The 25th annual Out of the Darkness World AIDS Day observance fittingly honored those lost to, as well as those surviving with AIDS/HIV, with a candlelight march and rally on the Upper West Side of Manhattan on December 1. Invaluable organizers were American Run for the End of AIDS (AREA) Founder and President Brent Nicholson Earle, Gay Men’s Health Crisis’ (GMHC) Krishna Stone, and International AIDS Prevention Initiative’s (IAPI) Jeff Bosacki and Barbara Martinez. Events took place at Trinity Lutheran Church of Manhattan, on West 100th Street at Amsterdam Avenue, and Church of St. Paul and St. Andrew, United Methodist, on West 86th Street at West End Avenue, with a march, down Broadway, from one to the other.

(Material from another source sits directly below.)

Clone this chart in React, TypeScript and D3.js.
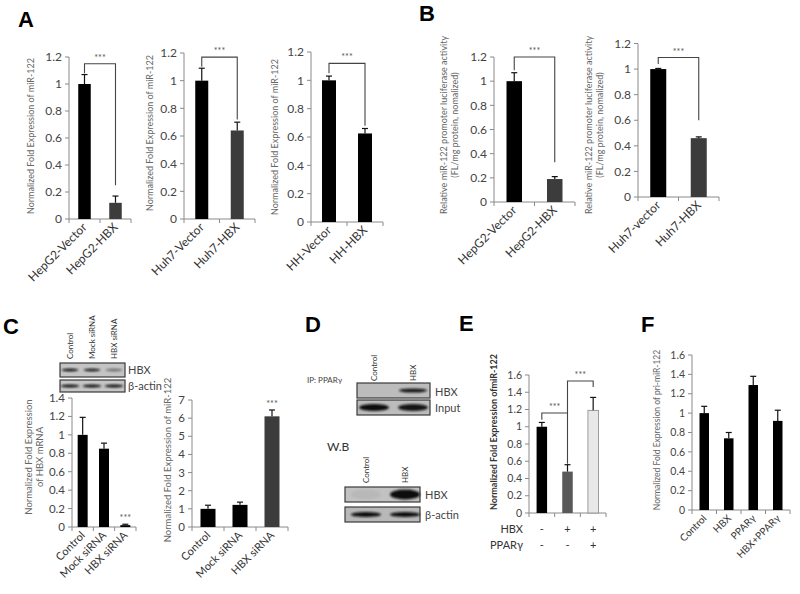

Beside the aforementioned organizations, ACT UP New York and Gays Against Guns were among the other most visible co-supporters, which also numbered Aid for AIDS, AXIOS Eastern Orthodox LGBT Christians, Congregation Beth Simchat Torah (CBST) Red Ribbon Initiative, Health Global Access Project (GAP), Heritage of Pride, Keith Haring Foundation, Latinos/as Unidos de New York, Lifebeat: Music Fights HIV, New York City Faith in Action for HIV/AIDS Prevention, Care and Education Coalition, Services and Advocacy for GLBT Elders (SAGE), Treatment Action Group (TAG), the United Church of Christ HIV and AIDS Network, Visual AIDS, and VOCAL-NY.
At Trinity Lutheran, Brent Nicholson Earle spoke about the 25th anniversary of Out of the Darkness; Pastor Heidi Neumark noted the 10th anniversary of the founding of Trinity Place Shelter for LGBT Youth; the Pastor and Vicar Analyse Triolo read a poem by Edna St. Vincent Millay, augmented by pertinent updates; and activists read names of those that the community has lost, before embarking on the march.
The gathering at St. Paul and St. Andrew also began with the reading of names. The Out of Darkness ensemble, under Douglas O. Drake, sang Sweet Honey in the Rock songs “Would You Harbor Me?” and “Patchwork Quilt,” with the assembled singing along with the refrain of the latter, and baritone Tim Kroll and tenor Eric Lamp offered moving love duet “What Would I Do,” from William Finn’s “Falsettos.” Colorful fanners and flaggers remembered early HIV/AIDS activists by performing to Giorgio Moroder and Phil Oakey’s “Together in Electric Dreams” and, later, to Jimmy Ruffin’s “Hold on to My Love.”
Brent Nicholson Earle and Dr. Ronald J. Grossman shared history of Out of the Darkness, since 1992, and the AIDS Crisis, since 1981. Dr. Grossman pointed out that the life expectancy of someone with AIDS/HIV, with access to medications, now equals that of someone without AIDS/HIV, which he called “a modern medical miracle.” He called for change in attitudes that value male, heterosexual, white, and rich over female, homosexual, black, and poor, pointedly adding, “Are you listening, Trump?” CBST Director of Social Justice Programming Rabbi David Dunn Bower recalled the introduction of antiretroviral drugs in 1995 and consequent increase in the survival rate.
David Charner, Cynthia Keane, Timothy Lunceford, Jack McKeane, Anita Ross, and Krishna Stone blessed an assortment of safer sex kits. Simply Bob, who has survived 23 years since diagnosis, most of those years without medications, recited his poem about survival and survivor’s guilt. Manhattan Borough President Gale Brewer illustrated change in the nature and demographics of the crisis, from its early days, by pointing out that openly gay New York State Senator from Manhattan Brad Hoylman, age 51, knows no-one in his age group who has died of AIDS. Visual AIDS’ Lola Flash spoke of art and AIDS and offered a slideshow of some of the work. Gays Against Guns’ Cathy Marino-Thomas and Brian Worth introduced the veiled “Human Beings,” bearing portraits of young victims of violence; recalled those lost in the massacre at Pulse in Orlando, Florida, in June; and led a chant of “ACT UP, Fight Back, Fight AIDS,” as did Brent Nicholson Earle, who also reported on the day’s demonstration, in Washington, D.C., against House Speaker Paul Ryan and conservative U.S. Representative from Georgia Tom Price, Donald Trump’s choice for Secretary of Health and Human Services—11 activists were arrested. In closing remarks, Earle, Bosacki, Stone, and Martinez shared their reminiscences of the years of Out of the Darkness and the AIDS Crisis, and a reception followed.